Got Salary Envy?
Find out how your compensation compares to your colleagues’ in the 2008 Book Business Salary Guide.
It has been another year of increasing challenges and opportunities for book publishing executives as manufacturing and distribution costs escalate, and the media landscape shifts and shimmies before our very eyes. As costs continue their steep incline and new opportunities on the digital horizon demand more and more attention, many of you have been increasingly tasked with wearing additional hats—whether you’re the president, the head of operations or manufacturing, the production director, marketing director, or just about any other position. While publishing has never been a cakewalk (for most, anyway), it seems that now is a time when you certainly need to earn your keep. And, many of you may wonder—now, more than ever—“Should I be paid more for my hard work?” Maybe you’re wondering, “Am I paying my best production manager a competitive salary (in this region of the country) for all this work?” or “What kind of raises are the norm in the industry right now?”
Book Business’ second annual Book Industry Salary Guide, conducted by independent research organization Readex Research, will help you find answers to those questions and many more.
Gender Gap: Men Still Earn More Than Women
This year’s study shows that men average $100,800 in total annual compensation (base salary plus bonuses and other cash compensation), while women average $70,700. The difference between the two is almost double what last year’s study found: In 2007, the average total annual compensation was $79,200 for men, and $62,800 for women.
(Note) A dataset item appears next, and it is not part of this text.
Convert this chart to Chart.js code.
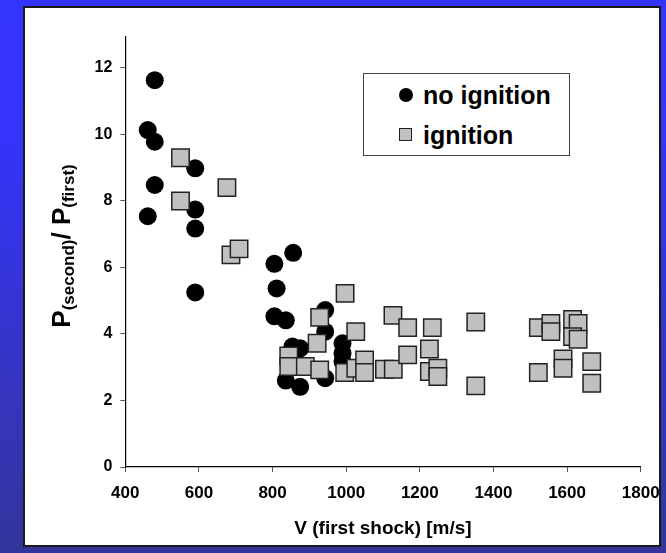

Why such an increase this year in the amount men are making over women? Unfortunately, the data can’t answer that, but the increase does prompt a look at who responded to the study both years. More women than men participated this year, while last year, men outnumbered women. This year’s study was comprised of 53-percent women and 46-percent men (one percent did not respond), while last year’s study was comprised of almost the reverse: 46-percent women and 54-percent men.